I’m trying to write short pieces using principles of photography to talk about how the world works. Some will land better than others, but one has to start somewhere.

Somewhat paradoxically, our attention is constrained by our wide field of vision. We can see nearly everything in front of us and that can make noticing things quite hard. An object has to shout to catch our attention, visually or audibly, and in doing so removes other objects from consideration. If nothing shouts then context flows free, juxtapositions abound and meanings are up for grabs.

The eye is constantly on the move. Images in our minds are really composites, constantly updated collages of many glances in different directions, merged with memories and filtered by emotions and anticipations. Our ability to effectively see everything in our field of vision is awesome, but hard to control.

We can manage our focus by using a frame. Any frame will do but the cliche of the photographer or film maker connecting their index finger to the opposing thumbs to make an ad-hoc frame is surprisingly effective.

A frame will enclose a subject, isolating it from that which is excluded, and that removal of context is where its power comes from.

The meaning of an object comes from its surroundings. This is one reason why an art gallery tends to be a white room with nothing to distract from the art on display - it is attempting to be a context-free zone. (Of course, that fails because the gallery itself is a very strong contextualiser, but I digress.)

When you put something next to something else, the meanings associated with those things interact and create something new. This is comic-book theory 101, as formalised by the Right Rev Scott McCloud.
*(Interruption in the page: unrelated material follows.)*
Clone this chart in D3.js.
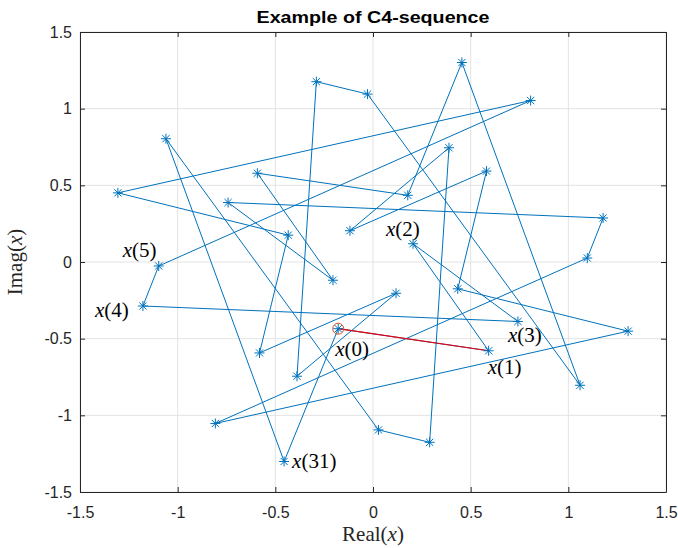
<!DOCTYPE html>
<html>
<head>
<meta charset="utf-8">
<script src="https://d3js.org/d3.v7.min.js"></script>
<style>
  body { margin: 0; background: #fff; }
  svg { display: block; }
</style>
</head>
<body>
<div id="chart-area"></div>
<script>
// C4-sequence samples x(0)..x(31)
var realPart = [-0.178, 0.592, 0.205, 0.742, -1.178, -1.097, 0.807, -1.306,
    -0.434, -0.581, 0.118, -0.389, -0.290, -0.028, 1.060, 0.455,
    0.178, -0.592, -0.205, -0.742, 1.178, 1.097, -0.807, 1.306,
    0.434, 0.581, -0.118, 0.389, 0.290, 0.028, -1.060, -0.455];
var imagPart = [-0.435, -0.579, 0.119, -0.388, -0.287, -0.026, 1.053, 0.451,
    0.175, -0.593, -0.204, -0.745, 1.176, 1.095, -0.804, 1.301,
    0.435, 0.579, -0.119, 0.388, 0.287, 0.026, -1.053, -0.451,
    -0.175, 0.593, 0.204, 0.745, -1.176, -1.095, 0.804, -1.301];

// which samples get a text label
var labelIndex = [0, 1, 2, 3, 4, 5, 31];

// tick values for both axes
var tickValues = [-1.5, -1, -0.5, 0, 0.5, 1, 1.5];

var margin = { left: 80, right: 12, top: 32, bottom: 56 };
var width = 678 - margin.left - margin.right,
    height = 548 - margin.top - margin.bottom;

var svg = d3.select("#chart-area")
    .append("svg")
        .attr("width", 678)
        .attr("height", 548);

var g = svg.append("g")
    .attr("transform", "translate(" + margin.left + "," + margin.top + ")");

// Scales
var x = d3.scaleLinear().domain([-1.5, 1.5]).range([0, width]);
var y = d3.scaleLinear().domain([-1.5, 1.5]).range([height, 0]);

var pts = realPart.map(function(r, i) { return { k: i, re: r, im: imagPart[i] }; });

// Grid
g.append("g").selectAll("line")
    .data(tickValues)
    .enter().append("line")
        .attr("x1", function(d) { return x(d); })
        .attr("x2", function(d) { return x(d); })
        .attr("y1", 0)
        .attr("y2", height)
        .attr("stroke", "#e3e3e3");
g.append("g").selectAll("line")
    .data(tickValues)
    .enter().append("line")
        .attr("y1", function(d) { return y(d); })
        .attr("y2", function(d) { return y(d); })
        .attr("x1", 0)
        .attr("x2", width)
        .attr("stroke", "#e3e3e3");

// Axes (ticks point inward, box on)
function styleAxis(sel) {
    sel.select(".domain").attr("stroke", "#262626");
    sel.selectAll(".tick line").attr("stroke", "#262626");
    sel.selectAll("text")
        .attr("fill", "#262626")
        .attr("font-family", "'Liberation Sans', Arial, sans-serif")
        .attr("font-size", "16px");
}

// plain hyphen minus like MATLAB
var fmt = function(d) { return String(d); };

g.append("g")
    .attr("transform", "translate(0," + height + ")")
    .call(d3.axisBottom(x).tickValues(tickValues).tickSizeInner(-5).tickSizeOuter(0)
        .tickPadding(15).tickFormat(fmt))
    .call(styleAxis);
g.append("g")
    .call(d3.axisLeft(y).tickValues(tickValues).tickSizeInner(-5).tickSizeOuter(0)
        .tickPadding(8).tickFormat(fmt))
    .call(styleAxis);
g.append("g")
    .call(d3.axisTop(x).tickValues(tickValues).tickSizeInner(-5).tickSizeOuter(0)
        .tickFormat(""))
    .call(styleAxis);
g.append("g")
    .attr("transform", "translate(" + width + ",0)")
    .call(d3.axisRight(y).tickValues(tickValues).tickSizeInner(-5).tickSizeOuter(0)
        .tickFormat(""))
    .call(styleAxis);

// Closed path through all samples
var line = d3.line()
    .x(function(d) { return x(d.re); })
    .y(function(d) { return y(d.im); });

g.append("path")
    .datum(pts.concat([pts[0]]))
    .attr("d", line)
    .attr("fill", "none")
    .attr("stroke", "#0072BD")
    .attr("stroke-width", 1);

// First step x(0) -> x(1) in red
g.append("path")
    .datum(pts.slice(0, 2))
    .attr("d", line)
    .attr("fill", "none")
    .attr("stroke", "#e8000b")
    .attr("stroke-width", 1.2);

// Asterisk markers
var r = 5, s = r * 0.72;
var star = "M0," + (-r) + "V" + r + "M" + (-r) + ",0H" + r +
    "M" + (-s) + "," + (-s) + "L" + s + "," + s +
    "M" + (-s) + "," + s + "L" + s + "," + (-s);

g.append("g").selectAll("path")
    .data(pts)
    .enter().append("path")
        .attr("transform", function(d) { return "translate(" + x(d.re) + "," + y(d.im) + ")"; })
        .attr("d", star)
        .attr("fill", "none")
        .attr("stroke", "#0072BD")
        .attr("stroke-width", 1);

// Circle on the start sample
g.append("circle")
    .attr("cx", x(pts[0].re))
    .attr("cy", y(pts[0].im))
    .attr("r", 5.5)
    .attr("fill", "none")
    .attr("stroke", "#D95319")
    .attr("stroke-width", 1);

// Labels x(k), offsets in px from the marker
var labelOffset = { 0: [-3, 27], 1: [-1, 23], 2: [-27, -8], 3: [-10, 21],
    4: [-48, 11], 5: [-36, -9], 31: [8, 7] };

var labels = g.append("g").selectAll("text")
    .data(labelIndex)
    .enter().append("text")
        .attr("x", function(k) { return x(pts[k].re) + labelOffset[k][0]; })
        .attr("y", function(k) { return y(pts[k].im) + labelOffset[k][1]; })
        .attr("font-family", "'Liberation Serif', 'Times New Roman', serif")
        .attr("font-size", "21px")
        .attr("fill", "#000");
labels.append("tspan").attr("font-style", "italic").text("x");
labels.append("tspan").text(function(k) { return "(" + k + ")"; });

// Title
svg.append("text")
    .attr("x", margin.left + width / 2)
    .attr("y", 22.5)
    .attr("text-anchor", "middle")
    .attr("font-family", "'Liberation Sans', Arial, sans-serif")
    .attr("font-weight", "bold")
    .attr("font-size", "16.5px")
    .attr("textLength", 233)
    .attr("lengthAdjust", "spacingAndGlyphs")
    .attr("fill", "#000")
    .text("Example of C4-sequence");

// X Label
var xLabel = svg.append("text")
    .attr("x", margin.left + width / 2)
    .attr("y", 541)
    .attr("text-anchor", "middle")
    .attr("font-family", "'Liberation Serif', 'Times New Roman', serif")
    .attr("font-size", "21px")
    .attr("fill", "#262626");
xLabel.append("tspan").text("Real(");
xLabel.append("tspan").attr("font-style", "italic").text("x");
xLabel.append("tspan").text(")");

// Y Label
var yLabel = svg.append("text")
    .attr("transform", "translate(22," + (margin.top + height / 2) + ") rotate(-90)")
    .attr("text-anchor", "middle")
    .attr("font-family", "'Liberation Serif', 'Times New Roman', serif")
    .attr("font-size", "21px")
    .attr("fill", "#262626");
yLabel.append("tspan").text("Imag(");
yLabel.append("tspan").attr("font-style", "italic").text("x");
yLabel.append("tspan").text(")");
</script>
</body>
</html>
While individual panels or pictures have meaning, that meaning is significantly added to when other panels are juxtaposed and the comic is read. The words on this page work in the same way - individually they have meaning but collectively, in context, they mean significantly more.

Framing a subject for a photograph is an act of selecting context. We might chose a tight crop and exclude any context. We might pull back and show the environment the subject is in. We might go further and put the subject next to other things. We might go all the way and show many subjects, letting them fight equally for attention (the “field photos” of Joel Meyerowitz). The meaning assigned to the subject, the story told, will be different in each.

Think of a person watching the world go by their window. They see people walk by, but only for a moment. They don’t know where they came from or where they’re going to. The only information they have is what’s visible through the aspect of their window. They don’t see the whole picture, of course, but they see it without distraction. Their impression of the world has a focus not available to someone on the street itself.

Is one better than the other? No, of course not. But they are different, and that’s important.


There’s a case to be made that Plato’s cave functions as an excluding frame. By chaining the viewers so they can only see shadows the cave removes context and leaves everything up to the imagination. But remove the chains and the viewer has the choice between the world-as-it-is and the abstracted shadows. In the service of a greater point, Plato believes the shadows are a lesser experience, but I’d argue they can be a useful tool when used freely. Switching between the abstract and the opposite-of-abstract (represented?) can bring a deeper understanding of both.